When your reporter asks people what makes Axne so special and able to do so well, the most common answer is “she works hard”. When I spoke with her last year in October in the midst of the inter-Democratic fracas about whether to pass the bipartisan infrastructure bill before Build Back better, she specifically mentioned her accessibility too.
“I held 67 town halls in the first year, I think. Visited all 16 counties every month and actually started that before I was even sworn in, started it after I won. And it’s really about being down there and talking to folks,” she told me. She also noted how she is on the radio every day “so that they’re not hearing it from some other outside entity, but they get to hear from me the bills that I’m working on that directly impact... their lives. So I’ll be honest. It’s about hard work and being out there with the people.”

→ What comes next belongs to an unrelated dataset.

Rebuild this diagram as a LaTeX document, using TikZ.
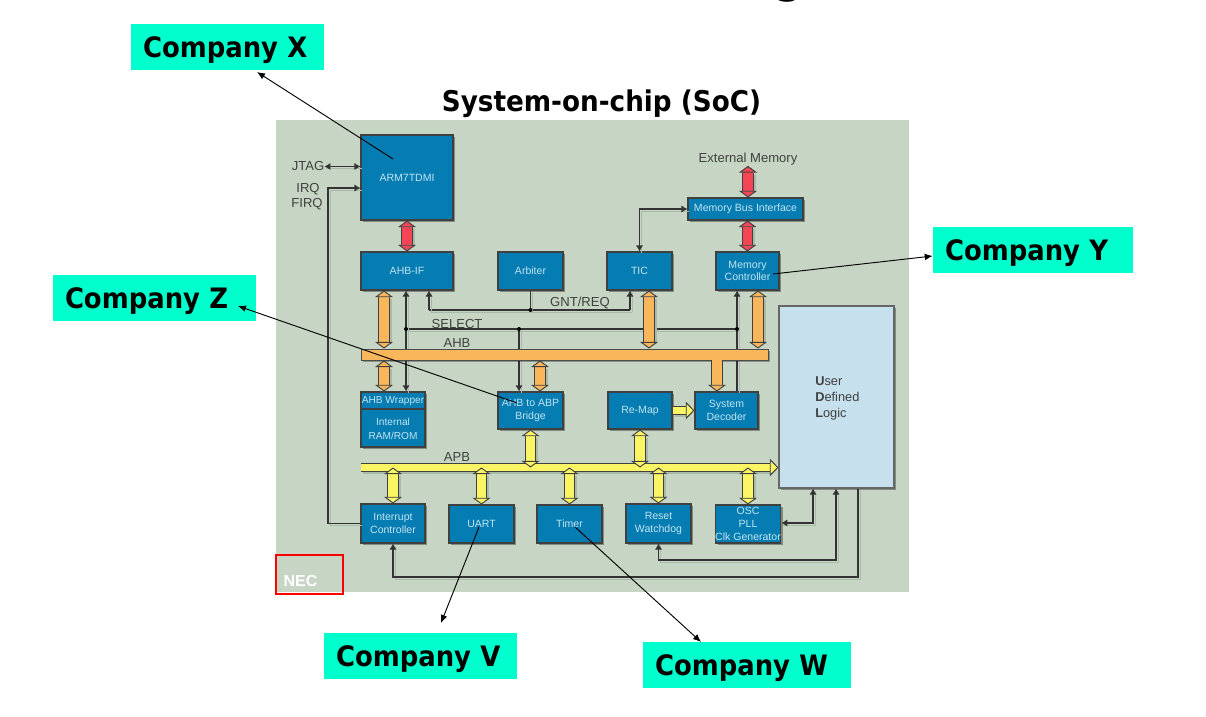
\documentclass[tikz,border=0pt]{standalone}
\usepackage{fontspec}
\usetikzlibrary{arrows.meta,shadows}
\setmainfont{Liberation Sans}
\newfontfamily\calloutfont[FakeStretch=0.92]{DejaVu Sans}

\definecolor{panelgreen}{RGB}{199,214,196}
\definecolor{wireshade}{RGB}{170,186,168}
\definecolor{blockblue}{RGB}{5,125,178}
\definecolor{blocktext}{RGB}{195,228,242}
\definecolor{logicblue}{RGB}{198,224,238}
\definecolor{calloutcyan}{RGB}{0,255,204}
\definecolor{busred}{RGB}{245,70,85}
\definecolor{busorange}{RGB}{250,182,90}
\definecolor{busyellow}{RGB}{250,245,100}

\tikzset{
	wh/.style 2 args={minimum width=#1*0.75pt,minimum height=#2*0.75pt},
	block/.style={draw=black!75,fill=blockblue,line width=0.8pt,inner sep=0pt,align=center,
		text=blocktext,font=\fontsize{7.9}{9.6}\selectfont,
		drop shadow={shadow xshift=1.8pt,shadow yshift=-1.8pt,fill=black,opacity=0.35}},
	callout/.style={fill=calloutcyan,inner xsep=9pt,inner ysep=0pt,align=left,text depth=0pt,
		minimum height=34.5pt,text width=#1*0.75pt-18pt,font=\calloutfont\bfseries\fontsize{21.1}{24}\selectfont},
	tag/.style={inner sep=0pt,text=black!75,font=\fontsize{9.8}{11.5}\selectfont,align=center},
	wire/.style={draw=black!80,line width=0.8pt,preaction={draw=wireshade,-,transform canvas={shift={(1.5pt,-1.5pt)}}}},
	tipped/.style={-{Latex[length=4.5pt,width=5.5pt]}},
	twotipped/.style={{Latex[length=4.5pt,width=5.5pt]}-{Latex[length=4.5pt,width=5.5pt]}},
	dot/.style={circle,fill=black,inner sep=0pt,minimum size=3pt},
	bus/.style={line width=7pt,draw=#1,
		preaction={draw=wireshade,line width=8.4pt,-,shorten >=5pt,shorten <=5pt,transform canvas={shift={(1.5pt,-1.5pt)}}},
		preaction={draw=black!75,line width=8.4pt,-,shorten >=5pt,shorten <=5pt},
		{Triangle[length=5pt,width=13.5pt,fill=#1,color=black!75,line width=0.7pt]}-{Triangle[length=5pt,width=13.5pt,fill=#1,color=black!75,line width=0.7pt]}},
	downbus/.style={line width=7pt,draw=#1,
		preaction={draw=black!75,line width=8.4pt,-,shorten >=5pt},
		-{Triangle[length=5pt,width=13.5pt,fill=#1,color=black!75,line width=0.7pt]}},
	flatbus/.style={line width=5.4pt,draw=#1,
		preaction={draw=wireshade,line width=6.8pt,-,shorten >=6pt,transform canvas={shift={(1.5pt,-1.5pt)}}},
		preaction={draw=black!75,line width=6.8pt,-,shorten >=6pt},
		-{Triangle[length=6.5pt,width=13pt,fill=#1,color=black!75,line width=0.7pt]}},
	pointer/.style={-{Latex[length=6pt,width=5pt]},black,line width=0.7pt}
}

\begin{document}
\begin{tikzpicture}[x=0.75pt,y=-0.75pt]
	\useasboundingbox (0,0) rectangle (1206,717);

	\node[inner sep=0pt,anchor=base,font=\calloutfont\bfseries\fontsize{34}{34}\selectfont] (cutoff) at (789,-7) {g};
	\fill[panelgreen] (276,120) rectangle (909,592);

	% junctions of the wires
	\coordinate (selectleft) at (406,329);
	\coordinate (selectmid) at (519,329);
	\coordinate (selectright) at (737,329);
	\coordinate (grantleft) at (429,310);
	\coordinate (grantmid) at (530.5,310);
	\coordinate (grantright) at (630,310);
	\coordinate (irqcorner) at (328,188);
	\coordinate (oscwire) at (813,523);
	\coordinate (resetwire) at (836,560);
	\coordinate (intwire) at (858,577);

	% wires go first, the bars cover them
	\draw[wire] (selectleft) -- (selectright);
	\draw[wire] (grantleft) -- (grantright);

	% blocks
	\node[block,wh={92}{85}] (arm) at (407,177.5) {ARM7TDMI};
	\node[block,wh={92}{38}] (ahbif) at (407,271) {AHB-IF};
	\node[block,wh={65}{38}] (arbiter) at (530.5,271) {Arbiter};
	\node[block,wh={65}{38}] (tic) at (639.5,271) {TIC};
	\node[block,wh={63}{38}] (memctrl) at (747.5,271) {Memory\\Controller};
	\node[block,wh={115}{22}] (membus) at (745.5,209) {Memory Bus Interface};
	\node[block,wh={64}{55}] (wrapper) at (393,419.5) {};
	\node[block,wh={65}{37}] (bridge) at (530.5,410.5) {AHB to ABP\\Bridge};
	\node[block,wh={64}{37}] (remap) at (640,410.5) {Re-Map};
	\node[block,wh={63}{37}] (sysdec) at (726.5,410.5) {System\\Decoder};
	\node[block,wh={64}{39}] (intctrl) at (393,523.5) {Interrupt\\Controller};
	\node[block,wh={65}{38}] (uart) at (481.5,524) {UART};
	\node[block,wh={65}{38}] (timer) at (569.5,524) {Timer};
	\node[block,wh={65}{39}] (reset) at (658.5,523.5) {Reset\\Watchdog};
	\node[block,wh={64}{38}] (osc) at (748,524) {OSC\\PLL\\Clk Generator};
	\node[block,wh={115}{182},fill=logicblue,draw=black!60] (logic) at (836.5,397) {};
	\node[tag,font=\fontsize{9.6}{12}\selectfont,align=left,anchor=west] (logiclabel) at (815,398) {\textbf{U}ser\\\textbf{D}efined\\\textbf{L}ogic};

	\node[inner sep=0pt,text=blocktext,font=\fontsize{7.6}{9}\selectfont] (wraptitle) at (393,401) {AHB Wrapper};
	\node[inner sep=0pt,text=blocktext,font=\fontsize{7.6}{10}\selectfont,align=center] (wrapbody) at (393,429) {Internal\\RAM/ROM};
	\draw[black!75,line width=0.8pt] (wrapper.west |- 0,409) -- (wrapper.east |- 0,409);

	% texts on the panel
	\node[tag] (jtag) at (308,166.5) {JTAG};
	\node[tag] (irq) at (308,189.5) {IRQ};
	\node[tag] (firq) at (307,204.5) {FIRQ};
	\node[tag] (extmem) at (748,159.5) {External Memory};
	\node[tag] (gntreq) at (580,302.5) {GNT/REQ};
	\node[tag] (select) at (457,323.5) {SELECT};
	\node[tag] (ahblabel) at (457,343.5) {AHB};
	\node[tag] (apblabel) at (457,456.5) {APB};

	% control wires
	\draw[wire,twotipped] (jtag.east) -- (jtag.east -| arm.west);
	\draw[wire,tipped] (intctrl.west) -| (irqcorner) -- (irqcorner -| arm.west);
	\draw[wire,twotipped] (ahbif.south -| selectleft) -- (wrapper.north -| selectleft);
	\draw[wire,tipped] (selectright) -- (memctrl.south -| selectright);
	\draw[wire] (selectright) -- (sysdec.north -| selectright);
	\draw[wire,tipped] (selectmid) -- (bridge.north -| selectmid);
	\draw[wire,tipped] (grantleft) -- (ahbif.south -| grantleft);
	\draw[wire,tipped] (grantright) -- (tic.south -| grantright);
	\draw[wire] (arbiter.south) -- (grantmid);
	\draw[wire,twotipped] (tic.north) |- (membus.west);
	\draw[wire,twotipped] (osc.east |- oscwire) -| (logic.south -| oscwire);
	\draw[wire,twotipped] (reset.south) |- (resetwire) -- (logic.south -| resetwire);
	\draw[wire,tipped] (logic.south -| intwire) |- (intwire -| intctrl.south) -- (intctrl.south);
	\node[dot] (dotselecta) at (selectleft) {};
	\node[dot] (dotselectb) at (selectmid) {};
	\node[dot] (dotselectc) at (selectright) {};
	\node[dot] (dotgrant) at (grantmid) {};

	% bars
	\node[inner sep=0pt,draw=black!70,line width=0.7pt,fill=busorange,wh={407}{11},
		drop shadow={shadow xshift=1.5pt,shadow yshift=-1.5pt,fill=black,opacity=0.3}] (ahb) at (564.5,354.5) {};
	\coordinate (apbstart) at (361,467.5);

	% big arrows
	\draw[bus=busred] (arm.south) -- (ahbif.north);
	\draw[bus=busred] (extmem.south) -- (membus.north -| extmem.south);
	\draw[bus=busred] (membus.south -| memctrl.north) -- (memctrl.north);
	\draw[bus=busorange] (ahbif.south -| 384,0) -- (ahb.north -| 384,0);
	\draw[bus=busorange] (tic.south -| 649,0) -- (ahb.north -| 649,0);
	\draw[bus=busorange] (memctrl.south -| 758,0) -- (ahb.north -| 758,0);
	\draw[bus=busorange] (ahb.south -| 384,0) -- (wrapper.north -| 384,0);
	\draw[bus=busorange] (ahb.south -| 540,0) -- (bridge.north -| 540,0);
	\draw[downbus=busorange] (ahb.south -| 717,0) -- (sysdec.north -| 717,0);
	\draw[flatbus=busyellow] (remap.east) -- (sysdec.west);
	\draw[flatbus=busyellow] (apbstart) -- (apbstart -| logic.west);
	\draw[bus=busyellow] (bridge.south) -- (bridge.south |- apbstart);
	\draw[bus=busyellow] (remap.south) -- (remap.south |- apbstart);
	\draw[bus=busyellow] (intctrl.north |- apbstart) -- (intctrl.north);
	\draw[bus=busyellow] (uart.north |- apbstart) -- (uart.north);
	\draw[bus=busyellow] (timer.north |- apbstart) -- (timer.north);
	\draw[bus=busyellow] (reset.north |- apbstart) -- (reset.north);
	\draw[bus=busyellow] (osc.north |- apbstart) -- (osc.north);

	% logo and its frame
	\node[inner sep=0pt,text=white,font=\bfseries\fontsize{12}{12}\selectfont] (nec) at (300.5,581) {NEC};
	\node[draw=red,line width=1pt,inner sep=0pt,wh={67}{39}] (necframe) at (309.5,574.5) {};

	% title and company labels
	\node[inner sep=0pt,text depth=0pt,font=\calloutfont\bfseries\fontsize{21.4}{24}\selectfont] (soc) at (601.5,101) {System-on-chip (SoC)};
	\node[callout=193] (companyx) at (227.5,47) {Company X};
	\node[callout=200] (companyy) at (1033,250) {Company Y};
	\node[callout=203] (companyz) at (154.5,298) {Company Z};
	\node[callout=193] (companyv) at (420.5,656) {Company V};
	\node[callout=208] (companyw) at (747,665) {Company W};

	\coordinate (xhead) at (257,72);
	\coordinate (xtail) at (393,159);
	\coordinate (ytail) at (773,274);
	\coordinate (ztail) at (517,403);
	\coordinate (zhead) at (238,306);
	\coordinate (vtail) at (479,527);
	\coordinate (vhead) at (441,623);
	\coordinate (wtail) at (575,527);
	\coordinate (whead) at (701,642);

	\draw[pointer] (xtail) -- (xhead);
	\draw[pointer] (ytail) -- ([yshift=-4.5pt]companyy.west);
	\draw[pointer] (ztail) -- (zhead);
	\draw[pointer] (vtail) -- (vhead);
	\draw[pointer] (wtail) -- (whead);
\end{tikzpicture}
\end{document}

Axne also aggressively focused on economic issues. The night in November that Democrats were supposed to vote on Build Back Better in the House — before House Minority Leader Kevin McCarthy began his hours-long rant that delayed the vote until the next day — when your reporter asked if she was going to vote for it, Axne said, "Hell yes, I’m a yes on this bill.” When asked if she would campaign on it, she said, “Absolutely, and I will have the president right next to me.”
Of course, Biden’s approval rating is now in the tank and Senator Joe Manchin eventually killed Build Back Better a month later. Similarly, Axne faces different headwinds than when she ran. Back in 2018, voters were largely dissatisfied with Trump and 2020 was a presidential year. Now, Axne represents the same party as the incumbent president — putting her in a difficult position regardless, but especially in Iowa, where only 35 percent of adults approve of Biden’s job performance, according to a Des Moines Register/Mediacom Iowa Poll from last month.
These obstacles will serve as a test for whether Democrats can still appeal to Trump voters in crossover districts.